Write each line of the material exactly as given, from the top through the line that contains "tick_labels = [str(t)", and omit all pictures.

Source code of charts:
—————

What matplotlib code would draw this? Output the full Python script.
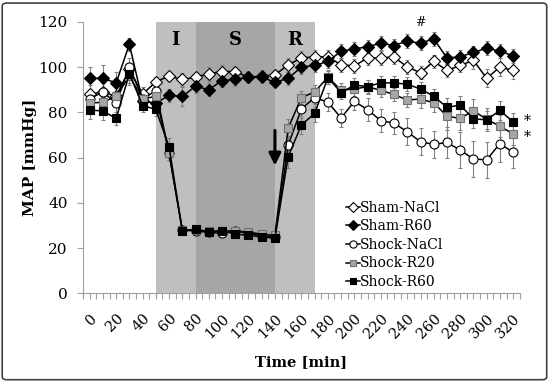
import matplotlib
matplotlib.use("Agg")
import matplotlib.pyplot as plt
from matplotlib.patches import FancyBboxPatch
import numpy as np

plt.rcParams['font.family'] = ['DejaVu Serif']

time_min = list(range(0, 321, 10))
tick_labels = [str(t) for t in range(0, 321, 20)]

sham_nacl = [88, 89, 87, 99, 88, 93.5, 96, 94.5, 95.5, 97, 98, 98, 95.5, 96, 96.5,
             101, 104, 104.5, 104.5, 101, 100.5, 104, 104, 104.5, 100, 97.5, 102.5,
             98.5, 100.7, 103, 95, 100, 98.5]
sham_nacl_err = [4, 4, 4, 3, 3, 2, 2, 3, 2, 3, 3, 2, 2, 2, 2,
                 3, 3, 3, 3, 3, 3, 3, 3, 3, 3, 3, 3, 3, 3, 4, 4, 4, 4]
sham_r60 = [95, 95, 93, 110, 85, 84, 87.5, 87, 91.5, 90, 94, 94.5, 95.5, 95.5, 93.3,
            95, 100, 100.7, 102.5, 107, 108, 109, 110.5, 109.5, 111.5, 110.5, 112.5,
            104, 104.5, 106.5, 108.3, 107, 105]
sham_r60_err = [5, 6, 5, 3, 3, 3, 3, 4, 3, 3, 3, 3, 2, 2, 2,
                3, 3, 3, 3, 3, 3, 3, 3, 3, 3, 3, 3, 3, 3, 3, 3, 3, 3]
shock_nacl = [86, 89, 84, 100, 86, 89.5, 62, 28, 27.5, 27, 26.5, 27.5, 26.5, 25.5, 25,
              65.5, 81.5, 86.5, 84.5, 77.5, 84.8, 81.2, 76.3, 75.2, 71.4, 67, 65.8,
              66.7, 63.3, 59.4, 59, 66.2, 62.3]
shock_nacl_err = [4, 4, 4, 4, 3, 3, 3, 1, 1, 1, 1, 1, 1, 1, 1,
                  4, 4, 4, 4, 4, 4, 5, 5, 5, 6, 6, 6, 7, 8, 8, 8, 8, 7]
shock_r20 = [84, 84.5, 87, 96, 86, 87, 62, 28, 28, 27.5, 27.5, 27.7, 27, 26.2, 25.6,
             73, 86.5, 89, 95.5, 89.8, 90.3, 91.3, 89.7, 87.9, 85.4, 85.9, 84.2,
             78.3, 77.3, 80.7, 76.9, 73.9, 70.4]
shock_r20_err = [4, 4, 4, 4, 3, 3, 3, 1, 1, 1, 1, 1, 1, 1, 1,
                 4, 3, 3, 3, 3, 3, 3, 3, 3, 3, 4, 4, 6, 5, 5, 5, 5, 5]
shock_r60 = [81, 80.6, 77.3, 97, 83, 81.3, 64.8, 27.7, 28.3, 27.2, 27.7, 26.2, 25.6, 25, 24.3,
             60.4, 74.4, 79.5, 95.3, 88.7, 92, 91.4, 93, 93, 92.4, 90.3, 87.1,
             82.2, 83.2, 77.1, 76.7, 80.8, 75.8]
shock_r60_err = [4, 4, 3, 4, 3, 3, 4, 1, 1, 1, 1, 1, 1, 1, 1,
                 5, 4, 4, 3, 3, 3, 3, 3, 3, 3, 3, 3, 4, 4, 4, 4, 4, 4]

series_names = ["Sham-NaCl", "Sham-R60", "Shock-NaCl", "Shock-R20", "Shock-R60"]

phases = [("I", 50, 80, '#BFBFBF'), ("S", 80, 140, '#A6A6A6'), ("R", 140, 170, '#BFBFBF')]

fig = plt.figure(figsize=(5.5, 3.82), dpi=100)
ax = fig.add_axes([0.151, 0.232, 0.794, 0.711])

for label, x0, x1, col in phases:
    ax.axvspan(x0, x1, ymin=0, ymax=1, color=col, lw=0, zorder=0)
    ax.text((x0 + x1) / 2, 112, label, ha='center', va='center',
            fontsize=13, fontweight='bold', zorder=1)

styles = [
    dict(marker='D', mfc='white', mec='black', ms=6.0),
    dict(marker='D', mfc='black', mec='black', ms=6.0),
    dict(marker='o', mfc='white', mec='black', ms=6.5),
    dict(marker='s', mfc='#A6A6A6', mec='#707070', ms=6),
    dict(marker='s', mfc='black', mec='black', ms=6),
]
data = [sham_nacl, sham_r60, shock_nacl, shock_r20, shock_r60]
errs = [sham_nacl_err, sham_r60_err, shock_nacl_err, shock_r20_err, shock_r60_err]

x = np.array(time_min)
for i, (y, e) in enumerate(zip(data, errs)):
    ax.errorbar(x, y, yerr=e, fmt='none', ecolor='#808080', elinewidth=0.8,
                capsize=1.5, capthick=0.8, zorder=2 + i * 0.1)
for i, (y, st, name) in enumerate(zip(data, styles, series_names)):
    ax.plot(x, y, color='black', lw=1.1, mew=0.8, label=name, zorder=3 + i, **st)

ax.set_xlim(-5, 325)
ax.set_ylim(0, 120)
ax.set_yticks(range(0, 121, 20))
ax.set_xticks(range(0, 321, 20))
ax.set_xticklabels(tick_labels, rotation=45, ha='right', va='top',
                   rotation_mode='anchor', fontsize=10.5)
ax.set_xticks(np.arange(-5, 326, 5), minor=True)
ax.tick_params(axis='both', which='both', direction='out', length=4,
               color='#A0A0A0', width=0.8)
ax.tick_params(axis='y', which='major', labelsize=11, pad=7)
ax.tick_params(axis='x', which='major', pad=9)
for side in ['top', 'right']:
    ax.spines[side].set_visible(False)
for side in ['left', 'bottom']:
    ax.spines[side].set_color('#A0A0A0')
    ax.spines[side].set_linewidth(0.8)

ax.set_xlabel("Time [min]", fontsize=10.5, fontweight='bold', labelpad=10)
ax.set_ylabel("MAP [mmHg]", fontsize=11, fontweight='bold', labelpad=1)

ax.annotate('', xy=(140, 56.5), xytext=(140, 72),
            arrowprops=dict(arrowstyle='-|>', lw=2.2, color='black',
                            mutation_scale=18, shrinkA=0, shrinkB=0), zorder=10)
ax.text(250, 119.5, '#', ha='center', va='center', fontsize=9, zorder=10)
ax.text(331, 76, '*', ha='center', va='center', fontsize=10, clip_on=False)
ax.text(331, 69, '*', ha='center', va='center', fontsize=10, clip_on=False)

leg = ax.legend(loc='upper left', bbox_to_anchor=(0.58, 0.377), frameon=False,
                fontsize=10, handlelength=1.0, handletextpad=0.0,
                labelspacing=0.33, borderpad=0.2, markerscale=0.8)

fig.patches.append(FancyBboxPatch((0.004, 0.006), 0.99, 0.986,
                                  boxstyle='round,pad=0,rounding_size=0.008',
                                  transform=fig.transFigure, fill=False,
                                  edgecolor='#404040', lw=1.2))

fig.savefig('out.png', dpi=100)
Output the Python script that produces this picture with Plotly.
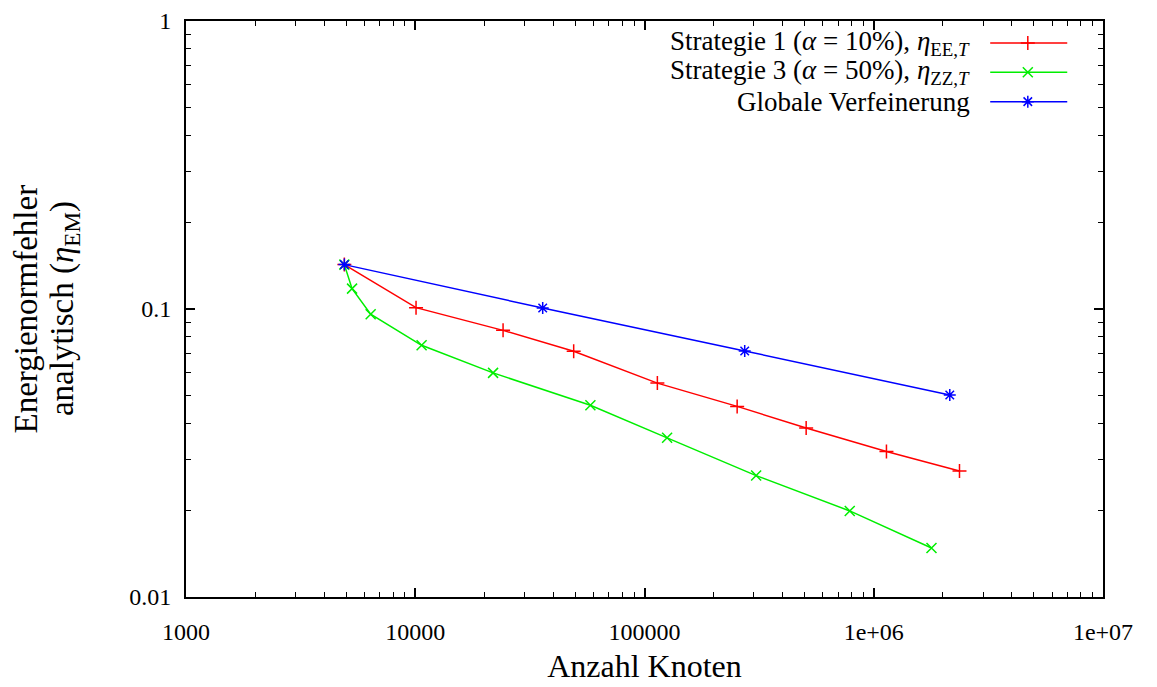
import plotly.graph_objects as go

# Data
x_s1 = [4906, 10080, 24160, 49100, 113800, 253600, 507200, 1136000, 2366000]
y_s1 = [0.1426, 0.1011, 0.0843, 0.0713, 0.0553, 0.0459, 0.0386, 0.0320, 0.0274]

x_s3 = [4906, 5301, 6390, 10660, 21850, 58070, 125500, 306900, 785800, 1786000]
y_s3 = [0.1426, 0.1177, 0.0959, 0.0748, 0.0600, 0.0463, 0.0357, 0.0264, 0.0199, 0.0148]

x_gl = [4906, 35970, 273600, 2146000]
y_gl = [0.1426, 0.1008, 0.0715, 0.0503]

x_tickvals = [1000, 10000, 100000, 1000000, 10000000]
x_ticktext = ["1000", "10000", "100000", "1e+06", "1e+07"]
y_tickvals = [0.01, 0.1, 1]
y_ticktext = ["0.01", "0.1", "1"]

x_minor = [m * d for d in [1e3, 1e4, 1e5, 1e6] for m in range(2, 10)]
y_minor = [m * d for d in [0.01, 0.1] for m in range(2, 10)]

names = [
    "Strategie 1 (<i>α</i> = 10%), <i>η</i><sub>EE,<i>T</i></sub>",
    "Strategie 3 (<i>α</i> = 50%), <i>η</i><sub>ZZ,<i>T</i></sub>",
    "Globale Verfeinerung",
]
colors = ["#ff0000", "#00ee00", "#0000ff"]
symbols = ["cross-thin-open", "x-thin-open", "asterisk-open"]

FONT = "Liberation Serif"
fig = go.Figure()

series = [(x_s1, y_s1), (x_s3, y_s3), (x_gl, y_gl)]
for (xs, ys), c, s in zip(series, colors, symbols):
    fig.add_trace(go.Scatter(
        x=xs, y=ys, mode="lines+markers",
        line=dict(color=c, width=1.5),
        marker=dict(symbol=s, size=10, color=c, line=dict(color=c, width=1.5)),
        showlegend=False,
    ))

# Manual legend (gnuplot style: text left, sample right) on a hidden overlay axis
leg_y = [0.962, 0.911, 0.860]
for name, c, s, ly in zip(names, colors, symbols, leg_y):
    fig.add_trace(go.Scatter(
        x=[0.877, 0.961], y=[ly, ly], mode="lines", xaxis="x2", yaxis="y2",
        line=dict(color=c, width=1.5), showlegend=False, hoverinfo="skip",
    ))
    fig.add_trace(go.Scatter(
        x=[0.918], y=[ly], mode="markers", xaxis="x2", yaxis="y2",
        marker=dict(symbol=s, size=10, color=c, line=dict(color=c, width=1.5)),
        showlegend=False, hoverinfo="skip",
    ))
    fig.add_annotation(
        x=0.857, y=ly, xref="x2", yref="y2", text=name, showarrow=False,
        xanchor="right", yanchor="middle", font=dict(family=FONT, size=27, color="black"),
    )

# y-axis title as two rotated lines (matching reference line spacing)
fig.add_annotation(x=-0.174, y=0.5, xref="paper", yref="paper", text="Energienormfehler",
                   showarrow=False, textangle=-90, xanchor="center", yanchor="middle",
                   font=dict(family=FONT, size=33, color="black"))
fig.add_annotation(x=-0.133, y=0.5, xref="paper", yref="paper",
                   text="analytisch (<i>η</i><sub>EM</sub>)",
                   showarrow=False, textangle=-90, xanchor="center", yanchor="middle",
                   font=dict(family=FONT, size=33, color="black"))

axis_common = dict(
    type="log", showgrid=False, zeroline=False, showline=True, linecolor="black",
    linewidth=2, mirror="allticks", ticks="inside", ticklen=9, tickwidth=1.5,
    tickcolor="black", tickfont=dict(family=FONT, size=24, color="black"),
    automargin=False,
)

fig.update_layout(
    width=1157, height=687,
    margin=dict(l=186, r=54, t=21, b=90),
    paper_bgcolor="white", plot_bgcolor="white",
    xaxis=dict(
        axis_common, range=[3, 7], tickvals=x_tickvals, ticktext=x_ticktext,
        ticklabelstandoff=12,
        minor=dict(ticks="inside", ticklen=5, tickwidth=1.2, tickcolor="black",
                   showgrid=False, tickvals=x_minor),
        title=dict(text="Anzahl Knoten", font=dict(family=FONT, size=32, color="black"), standoff=11),
    ),
    yaxis=dict(
        axis_common, range=[-2, 0], tickvals=y_tickvals, ticktext=y_ticktext,
        ticklabelstandoff=8,
        minor=dict(ticks="inside", ticklen=5, tickwidth=1.2, tickcolor="black",
                   showgrid=False, tickvals=y_minor),
    ),
    xaxis2=dict(overlaying="x", range=[0, 1], visible=False, fixedrange=True),
    yaxis2=dict(overlaying="y", range=[0, 1], visible=False, fixedrange=True),
)

fig.write_html("out.html")
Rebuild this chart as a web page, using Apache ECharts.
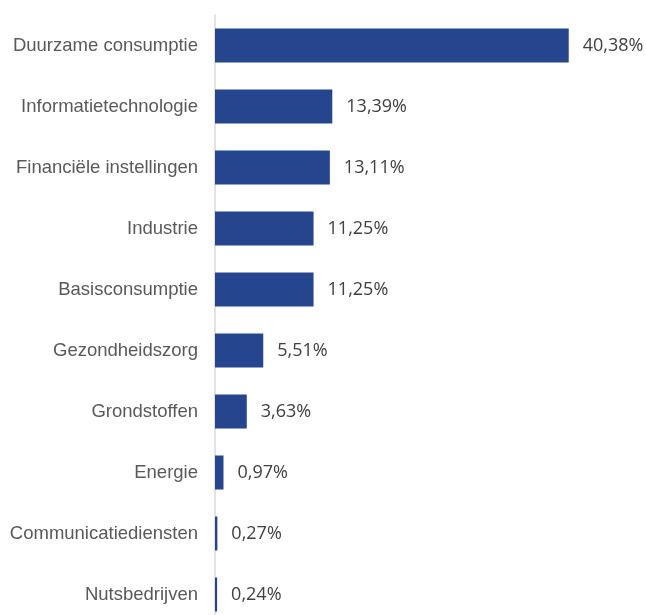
<!DOCTYPE html>
<html>
<head>
<meta charset="utf-8">
<script src="https://cdn.jsdelivr.net/npm/echarts@6/dist/echarts.min.js"></script>
<style>
  html, body { margin: 0; padding: 0; background: #ffffff; }
  #chart { width: 646px; height: 615px; }
</style>
</head>
<body>
<div id="chart"></div>
<script>
// Sector weights of the portfolio, in percent
const sectors = [
  'Duurzame consumptie',
  'Informatietechnologie',
  'Financiële instellingen',
  'Industrie',
  'Basisconsumptie',
  'Gezondheidszorg',
  'Grondstoffen',
  'Energie',
  'Communicatiediensten',
  'Nutsbedrijven'
];
const weights = [40.38, 13.39, 13.11, 11.25, 11.25, 5.51, 3.63, 0.97, 0.27, 0.24];

const chart = echarts.init(document.getElementById('chart'), null, { renderer: 'canvas' });

chart.setOption({
  animation: false,
  backgroundColor: '#ffffff',
  grid: {
    left: 215, top: 15, width: 438, height: 610,
    containLabel: false,
    outerBoundsMode: 'none'
  },
  xAxis: {
    type: 'value',
    min: 0,
    max: 50,
    show: false
  },
  yAxis: {
    type: 'category',
    data: sectors,
    inverse: true,
    axisLine: { show: true, lineStyle: { color: '#d9d9d9', width: 1.5 } },
    axisTick: { show: false },
    splitLine: { show: false },
    axisLabel: {
      margin: 17,
      color: '#595959',
      fontFamily: 'Liberation Sans, Arial, sans-serif',
      fontSize: 18.5
    }
  },
  series: [{
    type: 'bar',
    data: weights,
    barWidth: 34,
    itemStyle: { color: '#26458f' },
    label: {
      show: true,
      position: 'right',
      distance: 14,
      color: '#404040',
      fontFamily: 'Open Sans, sans-serif',
      fontSize: 18,
      formatter: p => p.value.toFixed(2).replace('.', ',') + '%'
    }
  }]
});
</script>
</body>
</html>
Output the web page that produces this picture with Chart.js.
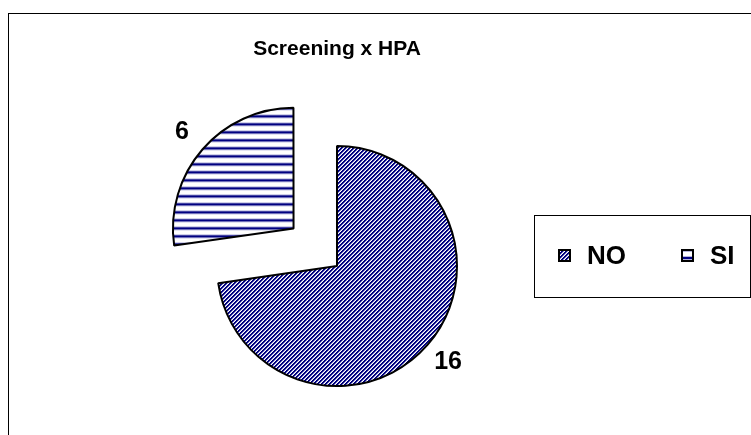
<!DOCTYPE html>
<html>
<head>
<meta charset="utf-8">
<script src="https://cdn.jsdelivr.net/npm/chart.js@4.4.0/dist/chart.umd.min.js"></script>
<style>
  html, body { margin: 0; padding: 0; background: #fff; }
  #wrap { position: relative; width: 751px; height: 435px; }
</style>
</head>
<body>
<div id="wrap"><canvas id="screening"></canvas></div>
<script>
var titleText = 'Screening x HPA';
var categories = ['NO', 'SI'];
var counts = [16, 6];

var FONT = '"Liberation Sans", Arial, sans-serif';
var NAVY = '#000080';

// excel-like hatch fills
function diagonalPattern(){
  var c = document.createElement('canvas');
  c.width = 4; c.height = 4;
  var g = c.getContext('2d');
  g.fillStyle = '#fff';
  g.fillRect(0, 0, 4, 4);
  for (var x = 0; x < 4; x++) {
    for (var y = 0; y < 4; y++) {
      var m = (x + y) % 4;
      if (m === 0 || m === 1) {
        g.fillStyle = NAVY;
        g.fillRect(x, y, 1, 1);
      } else if (m === 2) {
        g.fillStyle = '#9c9cd0';
        g.fillRect(x, y, 1, 1);
      }
    }
  }
  return g.createPattern(c, 'repeat');
}

function horizontalPattern(){
  var c = document.createElement('canvas');
  c.width = 8; c.height = 8;
  var g = c.getContext('2d');
  g.fillStyle = '#fff';
  g.fillRect(0, 0, 8, 8);
  g.fillStyle = '#b4b4dc';
  g.fillRect(0, 0, 8, 1);
  g.fillRect(0, 3, 8, 1);
  g.fillStyle = NAVY;
  g.fillRect(0, 1, 8, 2);
  return g.createPattern(c, 'repeat');
}

var fills = [diagonalPattern(), horizontalPattern()];

var framePlugin = {
  id: 'frame',
  beforeDraw: function(chart){
    var ctx = chart.ctx;
    ctx.save();
    ctx.strokeStyle = '#000';
    ctx.lineWidth = 1;
    ctx.strokeRect(8.5, 13.5, 800, 500);
    ctx.restore();
  }
};

var valueLabels = {
  id: 'valueLabels',
  afterDatasetsDraw: function(chart){
    var ctx = chart.ctx;
    var meta = chart.getDatasetMeta(0);
    ctx.save();
    ctx.font = 'bold 25px ' + FONT;
    ctx.fillStyle = '#000';
    ctx.textAlign = 'center';
    ctx.textBaseline = 'middle';
    meta.data.forEach(function(arc, i){
      var p = arc.getProps(['x', 'y', 'startAngle', 'endAngle', 'outerRadius', 'circumference'], true);
      var mid = (p.startAngle + p.endAngle) / 2;
      var off = (arc.options.offset || 0) / 4;
      var fix = 1 - Math.sin(Math.min(Math.PI, p.circumference));
      var r = p.outerRadius + 27 + off + off * fix;
      ctx.fillText(String(counts[i]), p.x + Math.cos(mid) * r, p.y + Math.sin(mid) * r);
    });
    ctx.restore();
  }
};

var boxLegend = {
  id: 'boxLegend',
  afterDraw: function(chart){
    var ctx = chart.ctx;
    ctx.save();
    ctx.strokeStyle = '#000';
    ctx.lineWidth = 1;
    ctx.strokeRect(534.5, 215.5, 216, 82);
    ctx.font = 'bold 26px ' + FONT;
    ctx.textBaseline = 'middle';
    ctx.textAlign = 'left';
    var x = 558, cy = 256;
    categories.forEach(function(name, i){
      ctx.fillStyle = fills[i];
      ctx.fillRect(x, cy - 7, 13, 13);
      ctx.strokeStyle = '#000';
      ctx.lineWidth = 2;
      ctx.strokeRect(x + 1, cy - 6, 11, 11);
      ctx.fillStyle = '#000';
      ctx.fillText(name, x + 29, cy + 1);
      x += 29 + ctx.measureText(name).width + 55;
    });
    ctx.restore();
  }
};

var chart = new Chart(document.getElementById('screening').getContext('2d'), {
  type: 'pie',
  data: {
    labels: categories,
    datasets: [{
      data: counts,
      backgroundColor: fills,
      borderColor: '#000',
      borderWidth: 2,
      offset: [0, 230],
      hoverOffset: 0
    }]
  },
  options: {
    responsive: true,
    maintainAspectRatio: false,
    animation: false,
    radius: 120,
    layout: { padding: { left: 0, right: 77, top: 0, bottom: 0 } },
    plugins: {
      legend: { display: false },
      tooltip: { enabled: false },
      title: {
        display: true,
        text: titleText,
        color: '#000',
        font: { family: FONT, size: 21, weight: 'bold' },
        padding: { top: 37, bottom: 35 }
      }
    }
  },
  plugins: [framePlugin, valueLabels, boxLegend]
});
</script>
</body>
</html>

—————

• [Result]
What matplotlib code would draw this? Output the full Python script.
import matplotlib
matplotlib.use("Agg")
import matplotlib.pyplot as plt
from matplotlib.patches import FancyBboxPatch
import numpy as np

plt.rcParams['font.family'] = ['DejaVu Serif']

time_min = list(range(0, 321, 10))
tick_labels = [str(t) for t in range(0, 321, 20)]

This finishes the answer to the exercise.